Company founder and president Russ Russell told internetnews.com his discovery came after he and another engineering partner had their PCs quit because of power supplies that failed as a result of dust and particles gumming up the works.
"I just couldn't believe that here we are in the 27th century technology-wise and we're still dealing with dust issues," said Russell. "Filters can keep dust out, but that restricts airflow, which leads to overheating. We figured out how to do this without filters and still keep airflow."
Based in Longview, Wash., Russell says Talton is just three engineers, including himself, though he is collaborating with other companies on development.
He said a prototype unit inside a PC has been running fine, but they plan to do more testing with multiple machines in a "commercial environment" before going to the patent office early next year. Till then, he is giving out few details, but says his solution will prevent "a PC power supply from ever dying because of dust issues, which is a leading cause of failure."
He said the prototype unit has its own power supply that emits a tiny amount of heat versus what it will save. The final version is designed to feed off the computer's motherboard, just as the power supply does.
Talton is looking for partners, such as PC manufacturers, interested in building it in, and also plans to build a unit that can be retrofitted to existing PCs.
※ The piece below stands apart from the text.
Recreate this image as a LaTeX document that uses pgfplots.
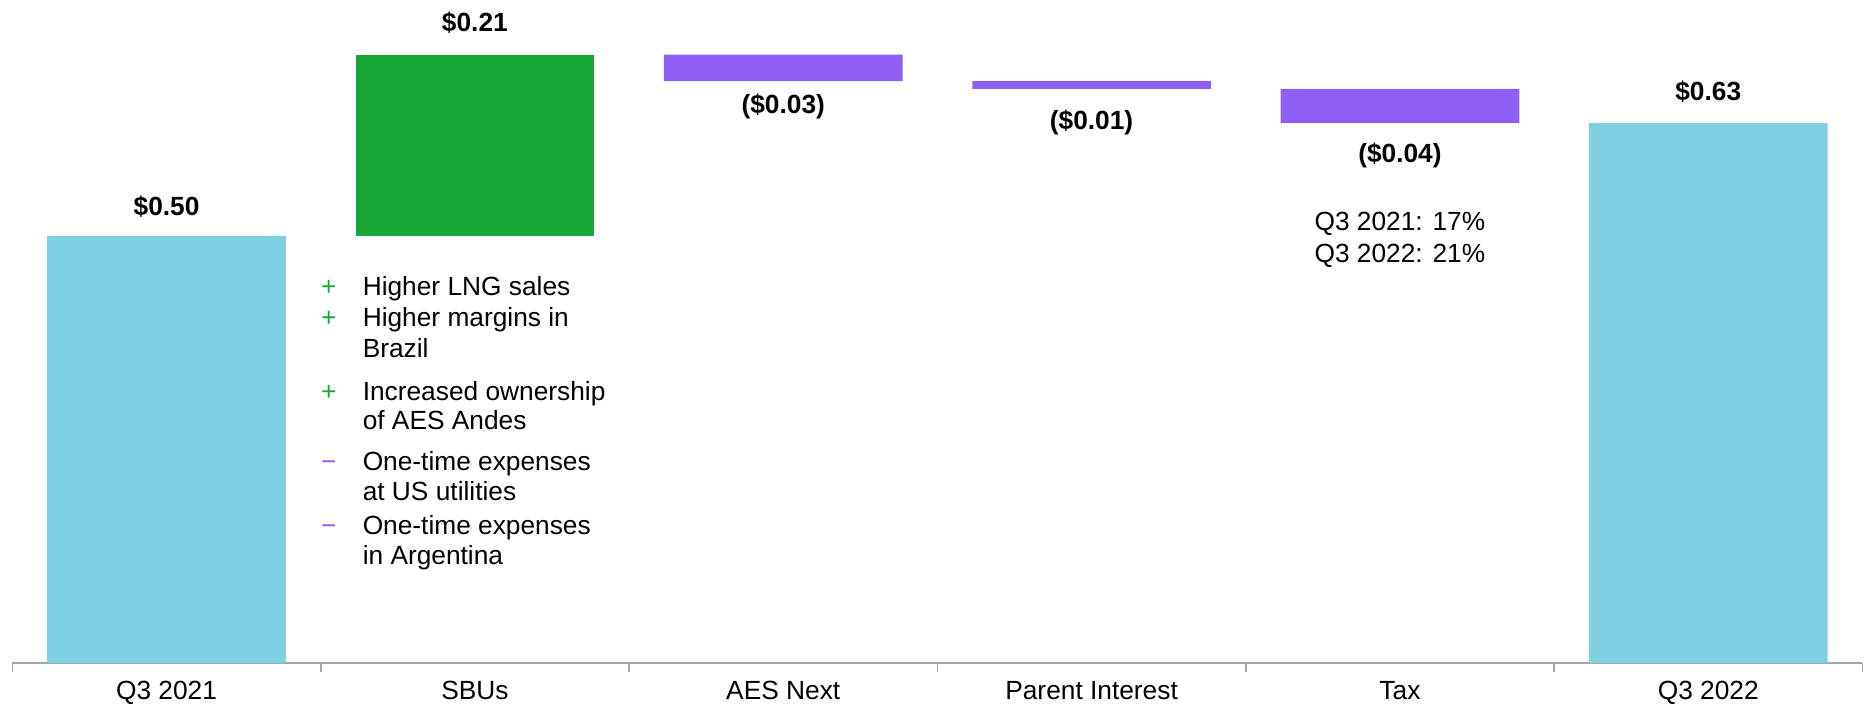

There is a component that needs to be replaced every year to two years depending on what kind of materials are used, much as inkjet printers need replacement cartridges. Russell says this kind of recurring revenue should appeal to PC makers that have few aftermarket options outside of full PC replacements.
But even if the technology is real and performs as promised, analysts aren't sure there's a market.
"I can say categorically that PC makers hate to add costs to products, especially if it solves a problem people don't realize they may have or only impacts a small percent of people," said Nathan Brookwood, a chip analyst and founder of Insight64.
Brookwood agrees that dust is a real issue, especially with so many tower PCs placed on the floor, though he notes power supplies can die for component failure and other reasons.
"And when it does die, it's usually after the manufacturer's warranty has run out."
Brookwood sees more potential as a retrofit, much as some people buy fuel additives for performance and preventative maintenance for their cars.
Russell estimates the product would cost "well below $40" in volume for a PC maker to include and says IT and computer support departments would save many times that in fewer repairs.